The Sound of the Earth Singing to Herself by Ricky Ray

-Reviewed by Marie Isabel Matthews-Schlinzig-

At the most basic level, we are all creatures of the Earth’s making. If we think of other living things as kin, the differences between us and ‘them’ become porous: membranes allowing connection, transfer, even transformation. The resulting changes may not be of a physical kind; rather, they are taking place in and through our creative imagination. Let’s, for instance, gaze at the world through the eyes of other living beings, and examine how this affects our image of the ‘other’ as well as of ourselves.

It is these connections and transformations of perception as well as thinking, which are the heart of Ricky Ray’s pamphlet The Sound of the Earth Singing to Herself, published with Fly on the Wall Press. A distinct voice speaks in and through these poems. Gentle, straightforward, intense. They tell of experiencing life in and through a body shaped by disability: ‘and by comfort I mean / pain | that relents / from a knife-twist | to a dog gnawing’ (‘What’s Left’); of the intimately felt companionship, even brotherhood, with other creatures, particularly dogs, as well as plants: ‘My kind have rough barks, trunks, and a desire to hold steady’ (‘A Walk in the Woods’). They speak of nature and creation, and human estrangement from both (as in ‘Somewhere in Indiana’); and, especially toward the end of the collection, of impermanence and death, which are embraced as a natural part of the transient existence we lead (as in ‘Read Slowly’).

Ricky Ray’s poetry reminds us that everything is connected, down to the moths eating away at ‘My Favorite Sweater’: ‘a thread of wool raveling into a thread of moth | the moth’s wings the stitchwork of the hand that knits us all’. What we need to do is pay close attention, open ourselves with true empathy, and be ready to think differently. That is what Ricky Ray’s poems do in themselves and it is also the effect they have on us as we read them. They shift our point of view from that of one subject to another, often looking at the individual as well as the world from a distance, be that a physical, temporal, or psychological one. Thus, they make us read, for instance, our existence as written into and by our bodies, which at times seem to lead a life of their own (‘We Carry More than We Can Tell’). 

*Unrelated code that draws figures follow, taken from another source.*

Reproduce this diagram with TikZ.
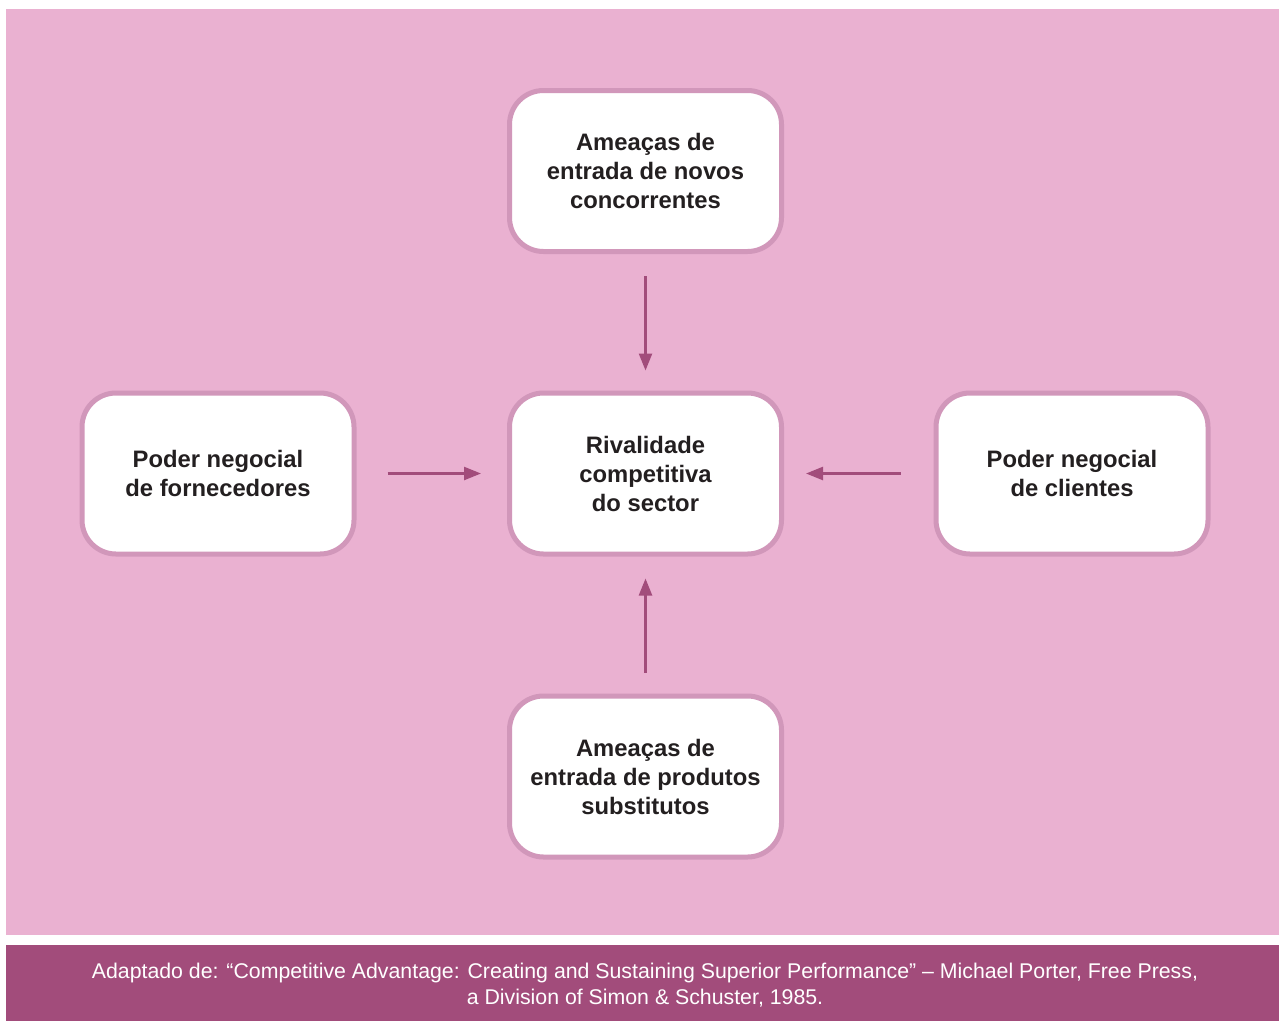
\documentclass[tikz,border=0pt]{standalone}
\usepackage{fontspec}
\setmainfont{Liberation Sans}
\usetikzlibrary{arrows.meta}
\definecolor{bgpink}{HTML}{EAB1D1}
\definecolor{footer}{HTML}{A24C7B}
\definecolor{boxline}{HTML}{D197BA}
\definecolor{txt}{HTML}{231F20}
\begin{document}
\begin{tikzpicture}[x=1pt,y=-1pt,
  forcebox/.style={draw=boxline, fill=white, line width=5pt, rounded corners=34pt,
    minimum width=272pt, minimum height=161pt, align=center, text=txt,
    font=\fontsize{23.8}{29}\selectfont\bfseries},
  arr/.style={draw=footer, line width=2.4pt, -{Triangle[length=17pt,width=13pt]}}]
\useasboundingbox[fill=white] (0,0) rectangle (1279,1021);
\fill[bgpink] (6,9) rectangle (1279,934.5);
\fill[footer] (6,945) rectangle (1279,1021);
\node[forcebox] (top) at (645.5,171) {Ameaças de\\entrada de novos\\concorrentes};
\node[forcebox] (mid) at (645.5,473.5) {Rivalidade\\competitiva\\do sector};
\node[forcebox] (left) at (218,473.5) {Poder negocial\\de fornecedores};
\node[forcebox] (right) at (1072,473.5) {Poder negocial\\de clientes};
\node[forcebox] (bot) at (645.5,776.5) {Ameaças de\\entrada de produtos\\substitutos};
\draw[arr, shorten <=22pt, shorten >=20pt] (top.south) -- (mid.north);
\draw[arr, shorten <=31pt, shorten >=26pt] (left.east) -- (mid.west);
\draw[arr, shorten <=33pt, shorten >=22pt] (right.west) -- (mid.east);
\draw[arr, shorten <=21pt, shorten >=22pt] (bot.north) -- (mid.south);
\node[text=white, align=center, font=\fontsize{21.3}{26}\selectfont] (src) at (645,985)
  {Adaptado de: “Competitive Advantage: Creating and Sustaining Superior Performance” – Michael Porter, Free Press,\\a Division of Simon \& Schuster, 1985.};
\end{tikzpicture}
\end{document}
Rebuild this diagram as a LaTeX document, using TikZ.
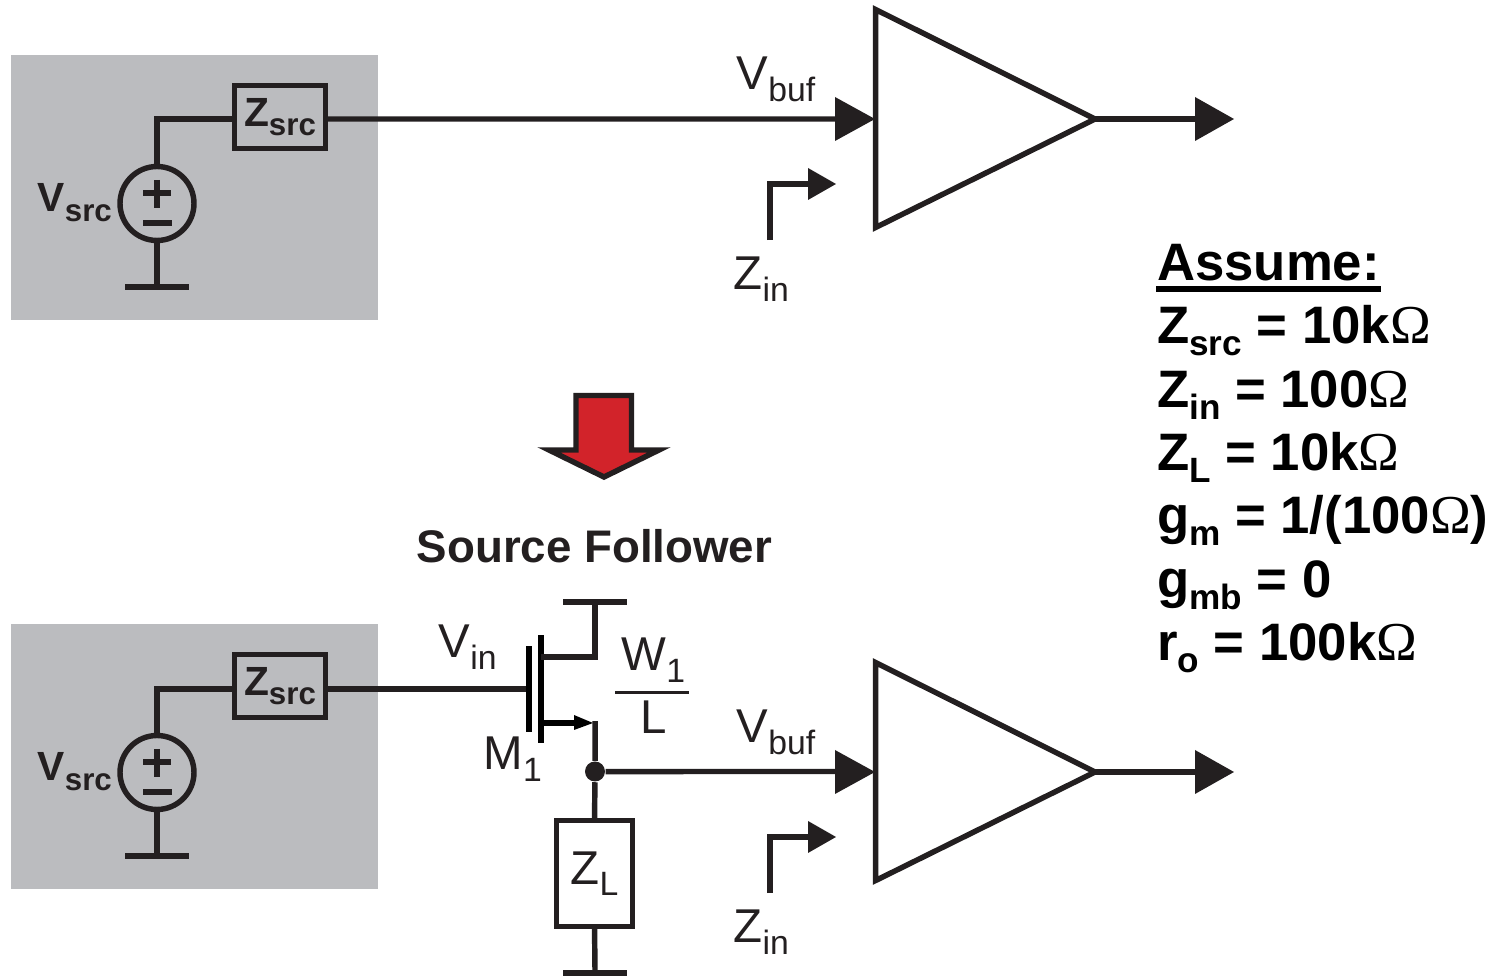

What Ricky Ray’s pamphlet finally drives home is the understanding that such shifts in perspective are essential: because they might (just might) save us, by helping us see how disrespecting and destroying the Earth is an act of self-destruction: ‘For when the birds dry up || and the trees choke […] | and the oceans burn off | […] the Earth will still be here, singing her duet with the sun.’ While lines such as this sound apocalyptic, they also, albeit wistfully, breathe with the beauty of life. As do all of Ricky Ray’s poems, while at the same time buckling under the awareness of the current state of the world, and of the – to the poet observer in these poems – often inexplicable character and behaviour of the human beings in it.